-- begin --

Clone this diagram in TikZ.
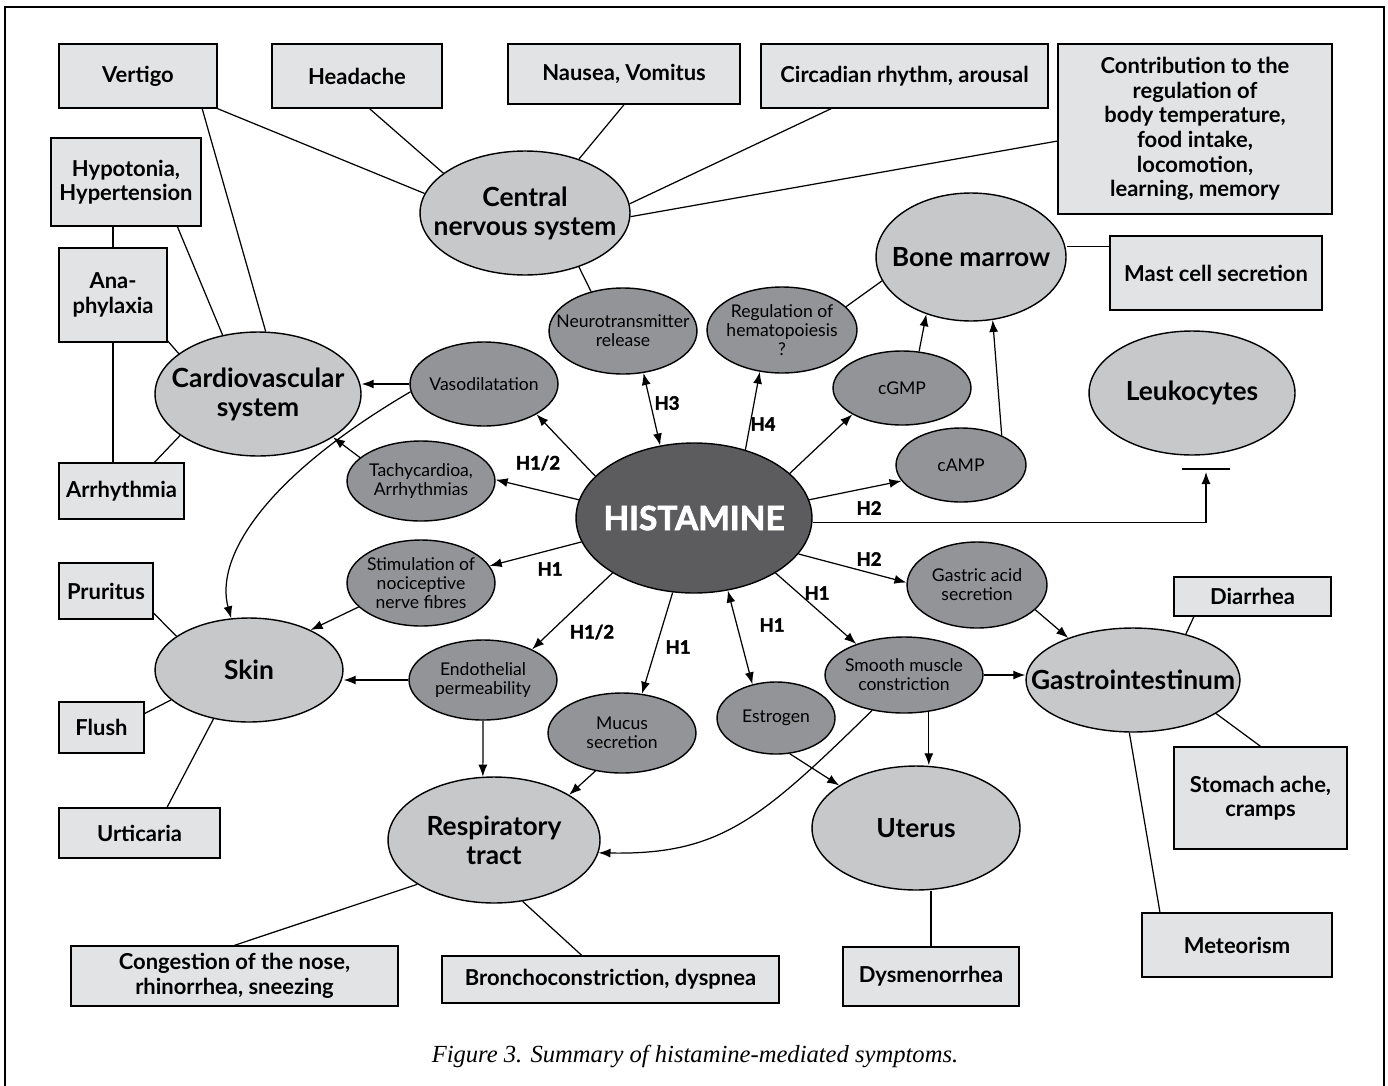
\documentclass[tikz,border=0pt]{standalone}
\usepackage{fontspec}
\setmainfont{Lato}
\newfontfamily\heavyfont{Lato}[FakeBold=2.2]
\newfontfamily\capfont{Liberation Serif}
\usetikzlibrary{shapes.geometric,arrows.meta}
\definecolor{boxfill}{RGB}{226,227,228}
\definecolor{lightell}{RGB}{199,200,202}
\definecolor{darkell}{RGB}{147,148,151}
\definecolor{histfill}{RGB}{92,92,94}
\begin{document}
\begin{tikzpicture}[x=0.02cm,y=-0.02cm,
  box/.style={draw, fill=boxfill, line width=0.8pt, align=center, inner sep=0pt, font=\fontsize{12.5}{14}\selectfont\bfseries},
  ell/.style={ellipse, draw, line width=0.8pt, inner sep=0pt},
  bigtext/.style={align=center, inner sep=0pt, font=\fontsize{15}{16.5}\selectfont\bfseries},
  smalltext/.style={align=center, inner sep=0pt, font=\fontsize{10}{10.8}\selectfont},
  big/.style={ell, fill=lightell, label={[bigtext]center:#1}},
  small/.style={ell, fill=darkell, label={[smalltext]center:#1}},
  hl/.style={font=\heavyfont\bfseries\fontsize{10.5}{12}\selectfont},
  arr/.style={-{Latex[length=2.4mm,width=1.8mm]}, line width=0.7pt},
  darr/.style={{Latex[length=2.4mm,width=1.8mm]}-{Latex[length=2.4mm,width=1.8mm]}, line width=0.7pt},
  ln/.style={line width=0.7pt}]
\useasboundingbox (0,0) rectangle (1388,1085);
\draw[line width=1.2pt] (5,1090) -- (5,7) -- (1384,7) -- (1384,1090);

% boxes
\node[box, minimum width=3.16cm, minimum height=1.28cm] (vertigo) at (138,76) {Vertigo};
\node[box, minimum width=3.4cm, minimum height=1.28cm] (headache) at (357,76) {Headache};
\node[box, minimum width=4.64cm, minimum height=1.2cm] (nausea) at (624,74) {Nausea, Vomitus};
\node[box, minimum width=5.74cm, minimum height=1.28cm] (circ) at (904.5,76) {Circadian rhythm, arousal};
\node[box, minimum width=5.48cm, minimum height=3.4cm] (contrib) at (1195,129) {Contribution to the\\regulation of\\body temperature,\\food intake,\\locomotion,\\learning, memory};
\node[box, minimum width=4.24cm, minimum height=1.48cm] (mast) at (1216,273) {Mast cell secretion};
\node[box, minimum width=3.0cm, minimum height=1.76cm] (hyp) at (126,182) {Hypotonia,\\Hypertension};
\node[box, minimum width=2.16cm, minimum height=1.88cm] (ana) at (113,295) {Ana-\\phylaxia};
\node[box, minimum width=2.5cm, minimum height=1.12cm] (arr) at (121.5,491) {Arrhythmia};
\node[box, minimum width=1.88cm, minimum height=1.12cm] (prur) at (106,591) {Pruritus};
\node[box, minimum width=1.7cm, minimum height=1.02cm] (flush) at (101.5,727.5) {Flush};
\node[box, minimum width=3.22cm, minimum height=1.0cm] (urt) at (139.5,833) {Urticaria};
\node[box, minimum width=3.14cm, minimum height=0.78cm] (diar) at (1252.5,596.5) {Diarrhea};
\node[box, minimum width=3.46cm, minimum height=2.04cm] (stom) at (1260.5,798) {Stomach ache,\\cramps};
\node[box, minimum width=3.8cm, minimum height=1.28cm] (met) at (1237,945) {Meteorism};
\node[box, minimum width=3.52cm, minimum height=1.18cm] (dys) at (931,976.5) {Dysmenorrhea};
\node[box, minimum width=6.54cm, minimum height=1.2cm] (cong) at (234.5,976) {Congestion of the nose,\\rhinorrhea, sneezing};
\node[box, minimum width=6.74cm, minimum height=0.94cm] (bronch) at (610.5,979.5) {Bronchoconstriction, dyspnea};

% large ellipses
\node[big={Central\\nervous system}, minimum width=4.2cm, minimum height=2.48cm] (cns) at (525,213) {};
\node[big={Bone marrow}, minimum width=3.8cm, minimum height=2.56cm] (bm) at (971,257) {};
\node[big={Cardiovascular\\system}, minimum width=4.12cm, minimum height=2.48cm] (cv) at (258,394) {};
\node[big={Leukocytes}, minimum width=4.12cm, minimum height=2.48cm] (leuko) at (1192,393) {};
\node[big={Skin}, minimum width=3.76cm, minimum height=2.08cm] (skin) at (249,670) {};
\node[big={Gastrointestinum}, minimum width=4.28cm, minimum height=2.08cm] (gi) at (1133,680) {};
\node[big={Respiratory\\tract}, minimum width=4.24cm, minimum height=2.52cm] (resp) at (494,840) {};
\node[big={Uterus}, minimum width=4.16cm, minimum height=2.48cm] (uterus) at (916,828) {};

% small ellipses
\node[small={Vasodilatation}, minimum width=2.96cm, minimum height=1.68cm] (vaso) at (484,384) {};
\node[small={Neurotransmitter\\release}, minimum width=2.96cm, minimum height=1.72cm] (neuro) at (623,331) {};
\node[small={Regulation of\\hematopoiesis\\?}, minimum width=3.0cm, minimum height=1.72cm] (regul) at (782,330) {};
\node[small={cGMP}, minimum width=2.76cm, minimum height=1.48cm] (cgmp) at (902,388) {};
\node[small={cAMP}, minimum width=2.6cm, minimum height=1.48cm] (camp) at (961,465) {};
\node[small={Tachycardioa,\\Arrhythmias}, minimum width=2.96cm, minimum height=1.6cm] (tachy) at (421,481) {};
\node[small={Stimulation of\\nociceptive\\nerve fibres}, minimum width=2.96cm, minimum height=1.72cm] (stim) at (421,583) {};
\node[small={Gastric acid\\secretion}, minimum width=2.8cm, minimum height=1.72cm] (gastric) at (977,585) {};
\node[small={Endothelial\\permeability}, minimum width=2.96cm, minimum height=1.6cm] (endo) at (483,680) {};
\node[small={Mucus\\secretion}, minimum width=2.96cm, minimum height=1.6cm] (mucus) at (622,733) {};
\node[small={Estrogen}, minimum width=2.36cm, minimum height=1.44cm] (estro) at (776,718) {};
\node[small={Smooth muscle\\constriction}, minimum width=3.16cm, minimum height=1.52cm] (smooth) at (904,675) {};

\node[ell, fill=histfill, minimum width=4.72cm, minimum height=3.0cm, label={[text=white, inner sep=0pt, font=\heavyfont\bfseries\fontsize{19}{20}\selectfont]center:HISTAMINE}] (hist) at (694,518) {};

% CNS connections
\draw[ln] (vertigo.south east) -- (cns.169);
\draw[ln] (headache.-69) -- (cns.154);
\draw[ln] (nausea.south) -- (cns.45);
\draw[ln] (circ.204.7) -- (cns.5);
\draw[ln] (contrib.185) -- (cns.-2);
\draw[ln] (cns.-45) -- (neuro.129);

% cardiovascular connections
\draw[ln] (vertigo.-27) -- (cv.83);
\draw[ln] (hyp.-41) -- (cv.121);
\draw[ln] (ana.north |- hyp.south) -- (ana.north);
\draw[ln] (ana.-40) -- (cv.153);
\draw[ln] (ana.south) -- (ana.south |- arr.north);
\draw[ln] (arr.41) -- (cv.208);
\draw[arr] (vaso.west) -- (vaso.west -| cv.east);
\draw[arr] (tachy.159) -- (cv.-30);
\draw[arr] (vaso.186) .. controls (260,480) and (215,560) .. (skin.109);

% skin
\draw[ln] (prur.-25) -- (skin.155);
\draw[ln] (flush.18) -- (skin.201);
\draw[ln] (skin.234) -- (urt.43);
\draw[arr] (stim.201) -- (skin.33);
\draw[arr] (endo.west) -- (endo.west -| skin.east);

% respiratory
\draw[arr] (endo.south) -- (resp.100);
\draw[arr] (mucus.235) -- (resp.31);
\draw[arr] (smooth.228) .. controls (760,820) and (720,855) .. (resp.-7);
\draw[ln] (resp.210) -- (cong.north);
\draw[ln] (resp.-65) -- (bronch.140);

% histamine arrows
\draw[darr] (neuro.-64) -- (hist.115);
\draw[arr] (hist.157) -- (vaso.-30);
\draw[arr] (hist.171) -- (tachy.1);
\draw[arr] (hist.192) -- (stim.14);
\draw[arr] (hist.214.5) -- (endo.32);
\draw[arr] (hist.254.5) -- (mucus.63);
\draw[arr] (hist.53) -- (regul.242);
\draw[arr] (hist.25.8) -- (cgmp.208);
\draw[arr] (hist.9.5) -- (camp.195);
\draw[arr] (hist.-19) -- (gastric.178);
\draw[arr] (hist.-34) -- (smooth.147);
\draw[darr] (hist.-65) -- (estro.125);

% bone marrow
\draw[ln] (regul.20) -- (bm.195);
\draw[arr] (cgmp.65) -- (bm.232);
\draw[arr] (camp.36) -- (bm.-71);
\draw[ln] (mast.166) -- (mast.166 -| bm.east);

% leukocytes inhibition
\coordinate (inh) at (1206,469);
\draw[line width=1.2pt] ([xshift=-0.48cm]inh) -- ([xshift=0.48cm]inh);
\draw[arr] (hist.-2) -| ([yshift=-0.06cm]inh);

% GI and uterus
\draw[arr] (gastric.-23) -- (gi.147);
\draw[arr] (smooth.east) -- (smooth.east -| gi.west);
\draw[ln] (diar.199) -- (gi.41);
\draw[ln] (gi.-22) -- (stom.north);
\draw[ln] (gi.266) -- (met.157);
\draw[arr] (estro.-69) -- (uterus.151);
\draw[arr] (smooth.-56) -- (smooth.-56 |- uterus.north);
\draw[ln] (dys.north) -- (dys.north |- uterus.south);

% labels
\node[hl] (l1) at (667,403) {H3};
\node[hl] (l2) at (763,424) {H4};
\node[hl] (l3) at (538,463) {H1/2};
\node[hl] (l4) at (550,569) {H1};
\node[hl] (l5) at (592,632) {H1/2};
\node[hl] (l6) at (678,647) {H1};
\node[hl] (l7) at (772,625) {H1};
\node[hl] (l8) at (817,593) {H1};
\node[hl] (l9) at (869,559) {H2};
\node[hl] (l10) at (869,508) {H2};

\node[font=\capfont\itshape\fontsize{14}{16}\selectfont] (cap) at (695,1056) {Figure 3. Summary of histamine-mediated symptoms.};
\end{tikzpicture}
\end{document}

-- end --

--- EXERCISE ---
Set the lines above down again, word for word, from the first through the one containing "(1384,7) -- (1384,1090);"; pictures excluded.

--- WRITTEN SOLUTION ---
Clone this diagram in TikZ.
\documentclass[tikz,border=0pt]{standalone}
\usepackage{fontspec}
\setmainfont{Lato}
\newfontfamily\heavyfont{Lato}[FakeBold=2.2]
\newfontfamily\capfont{Liberation Serif}
\usetikzlibrary{shapes.geometric,arrows.meta}
\definecolor{boxfill}{RGB}{226,227,228}
\definecolor{lightell}{RGB}{199,200,202}
\definecolor{darkell}{RGB}{147,148,151}
\definecolor{histfill}{RGB}{92,92,94}
\begin{document}
\begin{tikzpicture}[x=0.02cm,y=-0.02cm,
  box/.style={draw, fill=boxfill, line width=0.8pt, align=center, inner sep=0pt, font=\fontsize{12.5}{14}\selectfont\bfseries},
  ell/.style={ellipse, draw, line width=0.8pt, inner sep=0pt},
  bigtext/.style={align=center, inner sep=0pt, font=\fontsize{15}{16.5}\selectfont\bfseries},
  smalltext/.style={align=center, inner sep=0pt, font=\fontsize{10}{10.8}\selectfont},
  big/.style={ell, fill=lightell, label={[bigtext]center:#1}},
  small/.style={ell, fill=darkell, label={[smalltext]center:#1}},
  hl/.style={font=\heavyfont\bfseries\fontsize{10.5}{12}\selectfont},
  arr/.style={-{Latex[length=2.4mm,width=1.8mm]}, line width=0.7pt},
  darr/.style={{Latex[length=2.4mm,width=1.8mm]}-{Latex[length=2.4mm,width=1.8mm]}, line width=0.7pt},
  ln/.style={line width=0.7pt}]
\useasboundingbox (0,0) rectangle (1388,1085);
\draw[line width=1.2pt] (5,1090) -- (5,7) -- (1384,7) -- (1384,1090);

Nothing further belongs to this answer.